* [Aim]:
Restate the full listing word for word and leave the pictures out.

* [Raw data]:
☆ ☆ ☆
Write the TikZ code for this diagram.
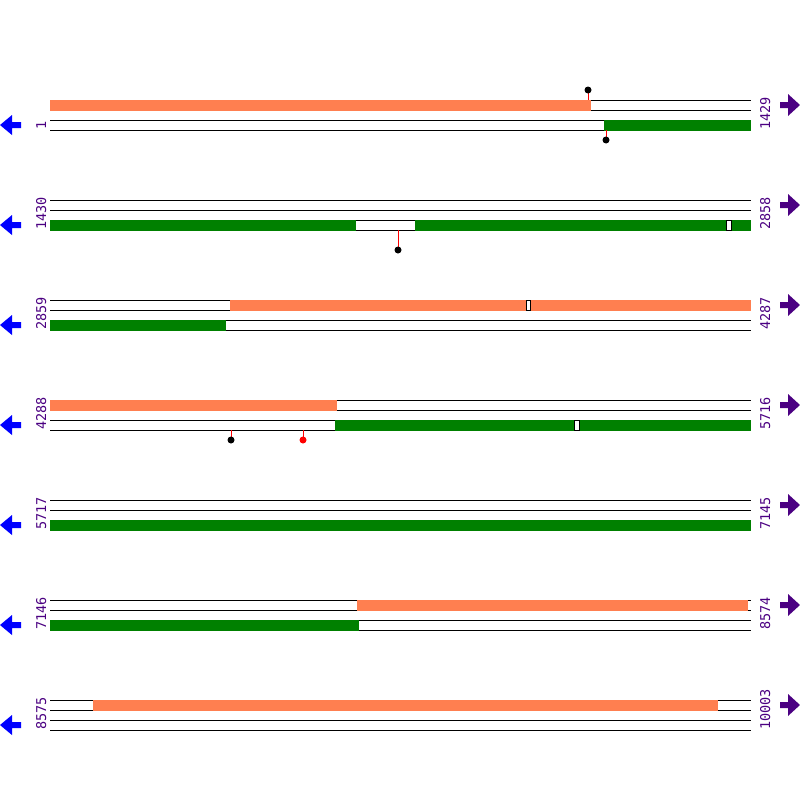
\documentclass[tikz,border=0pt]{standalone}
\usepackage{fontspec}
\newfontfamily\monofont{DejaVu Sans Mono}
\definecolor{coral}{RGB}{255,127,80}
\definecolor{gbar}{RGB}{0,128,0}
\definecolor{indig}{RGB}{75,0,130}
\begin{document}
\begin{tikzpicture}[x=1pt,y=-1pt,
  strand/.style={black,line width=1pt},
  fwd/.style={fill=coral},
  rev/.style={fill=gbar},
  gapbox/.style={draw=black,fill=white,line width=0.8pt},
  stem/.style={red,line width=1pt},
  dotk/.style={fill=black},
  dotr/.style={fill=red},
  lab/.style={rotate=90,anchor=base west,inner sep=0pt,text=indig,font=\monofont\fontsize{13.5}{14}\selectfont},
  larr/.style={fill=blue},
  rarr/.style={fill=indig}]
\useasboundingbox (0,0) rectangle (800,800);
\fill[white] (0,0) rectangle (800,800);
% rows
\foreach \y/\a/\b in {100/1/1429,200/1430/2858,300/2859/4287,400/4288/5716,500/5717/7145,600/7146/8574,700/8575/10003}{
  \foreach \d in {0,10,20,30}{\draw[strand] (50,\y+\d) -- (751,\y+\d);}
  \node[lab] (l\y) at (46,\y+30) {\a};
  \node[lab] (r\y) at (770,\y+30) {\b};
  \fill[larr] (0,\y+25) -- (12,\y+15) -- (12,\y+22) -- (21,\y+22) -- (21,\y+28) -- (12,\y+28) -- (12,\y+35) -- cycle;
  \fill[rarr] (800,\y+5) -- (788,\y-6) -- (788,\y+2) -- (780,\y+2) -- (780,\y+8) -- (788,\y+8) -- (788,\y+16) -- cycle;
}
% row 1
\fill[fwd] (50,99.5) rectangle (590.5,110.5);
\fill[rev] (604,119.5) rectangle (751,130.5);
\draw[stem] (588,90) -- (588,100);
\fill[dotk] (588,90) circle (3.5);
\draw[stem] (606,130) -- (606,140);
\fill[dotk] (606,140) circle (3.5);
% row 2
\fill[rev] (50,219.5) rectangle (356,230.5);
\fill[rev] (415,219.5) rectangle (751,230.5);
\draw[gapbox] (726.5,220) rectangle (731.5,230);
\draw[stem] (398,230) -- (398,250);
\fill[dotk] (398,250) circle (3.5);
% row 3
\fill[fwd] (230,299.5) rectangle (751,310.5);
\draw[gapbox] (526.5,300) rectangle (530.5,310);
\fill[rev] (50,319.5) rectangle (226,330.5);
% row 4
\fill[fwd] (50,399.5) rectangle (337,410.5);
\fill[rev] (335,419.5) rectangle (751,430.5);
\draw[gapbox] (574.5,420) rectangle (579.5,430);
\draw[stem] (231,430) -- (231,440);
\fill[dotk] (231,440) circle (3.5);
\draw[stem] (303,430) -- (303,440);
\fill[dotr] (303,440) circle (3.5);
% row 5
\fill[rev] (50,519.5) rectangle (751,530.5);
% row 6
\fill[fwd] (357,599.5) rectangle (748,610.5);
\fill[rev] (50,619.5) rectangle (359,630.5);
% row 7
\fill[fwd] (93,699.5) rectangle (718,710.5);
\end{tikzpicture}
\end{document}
☆ ☆ ☆
* [Correct answer]:
Write the TikZ code for this diagram.
\documentclass[tikz,border=0pt]{standalone}
\usepackage{fontspec}
\newfontfamily\monofont{DejaVu Sans Mono}
\definecolor{coral}{RGB}{255,127,80}
\definecolor{gbar}{RGB}{0,128,0}
\definecolor{indig}{RGB}{75,0,130}
\begin{document}
\begin{tikzpicture}[x=1pt,y=-1pt,
  strand/.style={black,line width=1pt},
  fwd/.style={fill=coral},
  rev/.style={fill=gbar},
  gapbox/.style={draw=black,fill=white,line width=0.8pt},
  stem/.style={red,line width=1pt},
  dotk/.style={fill=black},
  dotr/.style={fill=red},
  lab/.style={rotate=90,anchor=base west,inner sep=0pt,text=indig,font=\monofont\fontsize{13.5}{14}\selectfont},
  larr/.style={fill=blue},
  rarr/.style={fill=indig}]
\useasboundingbox (0,0) rectangle (800,800);
\fill[white] (0,0) rectangle (800,800);
% rows
\foreach \y/\a/\b in {100/1/1429,200/1430/2858,300/2859/4287,400/4288/5716,500/5717/7145,600/7146/8574,700/8575/10003}{
  \foreach \d in {0,10,20,30}{\draw[strand] (50,\y+\d) -- (751,\y+\d);}
  \node[lab] (l\y) at (46,\y+30) {\a};
  \node[lab] (r\y) at (770,\y+30) {\b};
  \fill[larr] (0,\y+25) -- (12,\y+15) -- (12,\y+22) -- (21,\y+22) -- (21,\y+28) -- (12,\y+28) -- (12,\y+35) -- cycle;
  \fill[rarr] (800,\y+5) -- (788,\y-6) -- (788,\y+2) -- (780,\y+2) -- (780,\y+8) -- (788,\y+8) -- (788,\y+16) -- cycle;
}
% row 1
\fill[fwd] (50,99.5) rectangle (590.5,110.5);
\fill[rev] (604,119.5) rectangle (751,130.5);
\draw[stem] (588,90) -- (588,100);
\fill[dotk] (588,90) circle (3.5);
\draw[stem] (606,130) -- (606,140);
\fill[dotk] (606,140) circle (3.5);
% row 2
\fill[rev] (50,219.5) rectangle (356,230.5);
\fill[rev] (415,219.5) rectangle (751,230.5);
\draw[gapbox] (726.5,220) rectangle (731.5,230);
\draw[stem] (398,230) -- (398,250);
\fill[dotk] (398,250) circle (3.5);
% row 3
\fill[fwd] (230,299.5) rectangle (751,310.5);
\draw[gapbox] (526.5,300) rectangle (530.5,310);
\fill[rev] (50,319.5) rectangle (226,330.5);
% row 4
\fill[fwd] (50,399.5) rectangle (337,410.5);
\fill[rev] (335,419.5) rectangle (751,430.5);
\draw[gapbox] (574.5,420) rectangle (579.5,430);
\draw[stem] (231,430) -- (231,440);
\fill[dotk] (231,440) circle (3.5);
\draw[stem] (303,430) -- (303,440);
\fill[dotr] (303,440) circle (3.5);
% row 5
\fill[rev] (50,519.5) rectangle (751,530.5);
% row 6
\fill[fwd] (357,599.5) rectangle (748,610.5);
\fill[rev] (50,619.5) rectangle (359,630.5);
% row 7
\fill[fwd] (93,699.5) rectangle (718,710.5);
\end{tikzpicture}
\end{document}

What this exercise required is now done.